The seven-year negotiations have entered the final stage, with officials from a number of negotiating parties sounding an optimistic note of sealing the deal soon.


Once in operation, RCEP will become the world's largest free trade agreement, covering 32.2 percent of global GDP and 3.5 billion people, or almost half of the world's population. RCEP economies account for 29.1 percent of global trade and about one-third of global investment inflows.


Negotiators of the 16 countries have been engaged in a series of intensive talks through October before a planned RCEP summit in Bangkok on Nov. 4.


"RCEP will have a significant effect in shaping the present world economy by ensuring that more countries through a multilateral FTA still prefer or are committed to liberalized trade," Aaron Jed Rabena, a research fellow at the Manila-based think tank Asia Pacific Pathways to Progress Foundation, told Xinhua.


ASEAN, CHINA SYNERGIZING DEVELOPMENT PLANS


China and ASEAN adopted the landmark China-ASEAN Strategic Partnership Vision 2030 in November 2018, charting the future direction for the long-term development of ties.
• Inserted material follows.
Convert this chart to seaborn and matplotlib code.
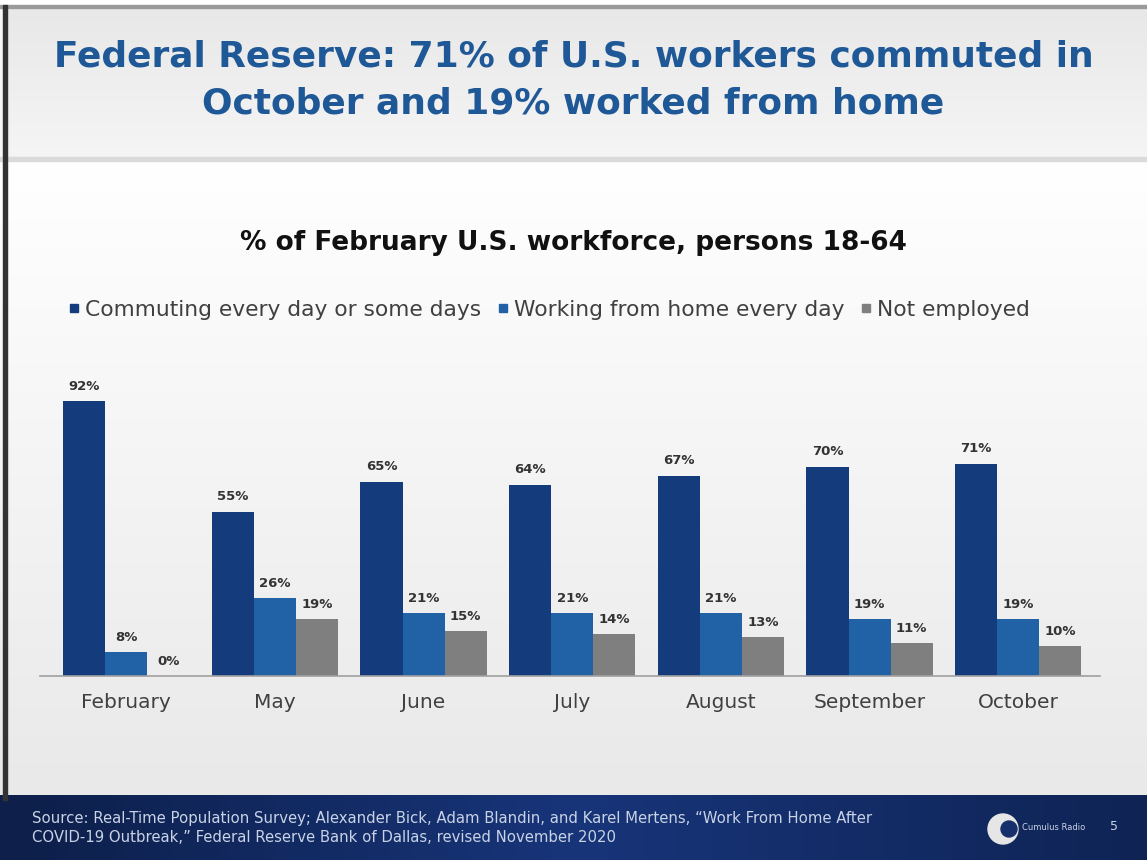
import matplotlib
matplotlib.use("Agg")
import matplotlib.pyplot as plt
import matplotlib.patches as mpatches
from matplotlib.lines import Line2D
import seaborn as sns
import pandas as pd
import numpy as np

months = ["February", "May", "June", "July", "August", "September", "October"]
series_names = ["Commuting every day or some days", "Working from home every day", "Not employed"]
commuting = [92, 55, 65, 64, 67, 70, 71]
wfh = [8, 26, 21, 21, 21, 19, 19]
not_employed = [0, 19, 15, 14, 13, 11, 10]
colors = ["#143b7c", "#2161a6", "#7f7f7f"]

title = "Federal Reserve: 71% of U.S. workers commuted in\nOctober and 19% worked from home"
subtitle = "% of February U.S. workforce, persons 18-64"
source = ("Source: Real-Time Population Survey; Alexander Bick, Adam Blandin, and Karel Mertens, \u201cWork From Home After\n"
          "COVID-19 Outbreak,\u201d Federal Reserve Bank of Dallas, revised November 2020")

df = pd.DataFrame({
    "month": months * 3,
    "series": [series_names[0]] * 7 + [series_names[1]] * 7 + [series_names[2]] * 7,
    "value": commuting + wfh + not_employed,
})

sns.set_theme(style="white")
plt.rcParams["font.family"] = ["DejaVu Sans"]

W, H = 1147, 860
fig = plt.figure(figsize=(W / 100, H / 100), dpi=100)
fig.patch.set_facecolor("#f7f7f7")

# background: slide body gradient
bg = fig.add_axes([0, 0, 1, 1], zorder=-10)
bg.set_xlim(0, W); bg.set_ylim(H, 0); bg.axis("off")
grad = np.linspace(0, 1, 200).reshape(-1, 1)
bg.imshow(grad, extent=[0, W, 795, 160], cmap=matplotlib.colors.LinearSegmentedColormap.from_list("g", ["#ffffff", "#e9e9e9"]), aspect="auto")
# title band
bg.imshow(np.linspace(0, 1, 100).reshape(-1, 1), extent=[8, W, 160, 8],
          cmap=matplotlib.colors.LinearSegmentedColormap.from_list("t", ["#e8e8e8", "#f5f5f5"]), aspect="auto")
bg.add_patch(mpatches.Rectangle((0, 0), W, 8, color="#ffffff"))
bg.add_patch(mpatches.Rectangle((0, 5), W, 3, color="#9a9a9a"))
bg.add_patch(mpatches.Rectangle((0, 157), W, 4, color="#dadada"))
bg.add_patch(mpatches.Rectangle((3, 5), 4, 795, color="#333333"))
# footer
bg.imshow(np.linspace(0, 1, 100).reshape(1, -1), extent=[0, W, H, 795],
          cmap=matplotlib.colors.LinearSegmentedColormap.from_list("f", ["#0d1f4a", "#18357a", "#0f2455"]), aspect="auto")
bg.add_patch(mpatches.Circle((1003, 829), 15, color="#e6e6e6"))
bg.add_patch(mpatches.Circle((1009, 829), 8, color="#17306b"))
bg.set_xlim(0, W); bg.set_ylim(H, 0)

fig.text(0.5, 1 - 80 / H, title, ha="center", va="center", fontsize=25.9, fontweight="bold",
         color="#1f5896", linespacing=1.5)
fig.text(0.5, 1 - 243 / H, subtitle, ha="center", va="center", fontsize=19, fontweight="bold", color="#111111")
fig.text(32 / W, 1 - 828 / H, source, ha="left", va="center", fontsize=10.7, color="#c9d3e6", linespacing=1.3)
fig.text(1022 / W, 1 - 828 / H, "Cumulus Radio", ha="left", va="center", fontsize=6, color="#c9d3e6")
fig.text(1110 / W, 1 - 827 / H, "5", ha="left", va="center", fontsize=9, color="#c9d3e6")

ax = fig.add_axes([40 / W, 1 - 676 / H, (1100 - 40) / W, (676 - 377) / H])
ax.patch.set_alpha(0)
sns.barplot(data=df, x="month", y="value", hue="series", order=months, hue_order=series_names,
            palette=colors, width=0.85, saturation=1, ax=ax, legend=False, linewidth=0)
ax.set_ylim(0, 100)
ax.set_xlim(-0.58, 6.55)
for cont in ax.containers:
    labels = [f"{v:.0f}%" for v in cont.datavalues]
    ax.bar_label(cont, labels=labels, padding=6, fontsize=9.5, fontweight="bold", color="#333333")
for s in ["top", "right", "left"]:
    ax.spines[s].set_visible(False)
ax.spines["bottom"].set_color("#a0a0a0")
ax.spines["bottom"].set_linewidth(1.2)
ax.set_yticks([])
ax.set_xlabel(""); ax.set_ylabel("")
ax.tick_params(axis="x", length=0, pad=12, labelsize=14.5, labelcolor="#404040")

handles = [Line2D([0], [0], marker="s", linestyle="", markersize=6, color=c) for c in colors]
fig.legend(handles, series_names, loc="center left", bbox_to_anchor=(46 / W, 1 - 310 / H), ncol=3,
           frameon=False, fontsize=15.7, handletextpad=0.1, columnspacing=0.6, labelcolor="#404040",
           handlelength=0.8)

fig.savefig("out.png", dpi=100, facecolor=fig.get_facecolor())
One year into the new course, both sides are expected to make fresh endeavor during the ASEAN-China summit to further dovetail development plans especially in forging regional connectivity.


Under the guidance of the China-ASEAN Strategic Partnership Vision 2030, the two sides will work together to synergize the China-proposed Belt and Road Initiative (BRI) with the Master Plan on ASEAN Connectivity 2025.
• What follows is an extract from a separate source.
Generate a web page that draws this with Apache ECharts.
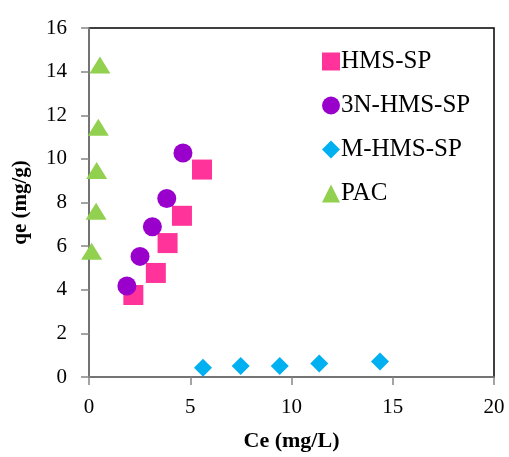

Noting that all 10 member states of ASEAN have respectively signed cooperation documents with China on the BRI, Chinese Ambassador to ASEAN Huang Xilian said he expected important achievements to be reaped during this year's summit in synergizing the BRI with ASEAN's development plans.


"We expect this year's 10+1 (ASEAN plus China) meeting to achieve new and fruitful results, send out positive signals and once again display the advancement and guiding strength of the China-ASEAN ties," Huang told Xinhua ahead of the summit.


ASEAN and China are also expected to roll out practical measures to enhance people-to-people exchange, deepen cooperation in digital economy, smart cities network and e-commerce, among others, according to the ambassador.

ASEAN COMMUNITY BUILDING GAINING FRESH IMPETUS


Since launching the ASEAN Community in 2015, the bloc has been striving to accelerate the integration of 10 member states by building on three pillars -- political-security community, economic community and socio-cultural community.


Over the past four years, ASEAN's norms and values of openness and inclusiveness have prevailed and thrived, according to Chheang Vannarith, president of the Phnom Penh-based Asian Vision Institute.


Main challenges for the ASEAN Community derive from the implications and impacts of the Fourth Industrial Revolution and climate change, increasing vulnerabilities of cyber space and digital economy, and the development gap between members, according to him.


Key topics at this year's ASEAN summit include industrial transformation for Industry 4.0, collective efforts to tackle climate change, digitalization of micro enterprises, advancing education for sustainable development, and the smart cities network -- a platform for cities across the bloc to work together towards smart and sustainable urbanization using technology as an enabler.


Launched in 1967, ASEAN currently has a combined population of over 649 million, accounting for about 8.5 percent of the world's total. In 2018, the region recorded a combined GDP of more than 2.9 trillion U.S. dollars, a growth of 5.2 percent, according to ASEAN statistics.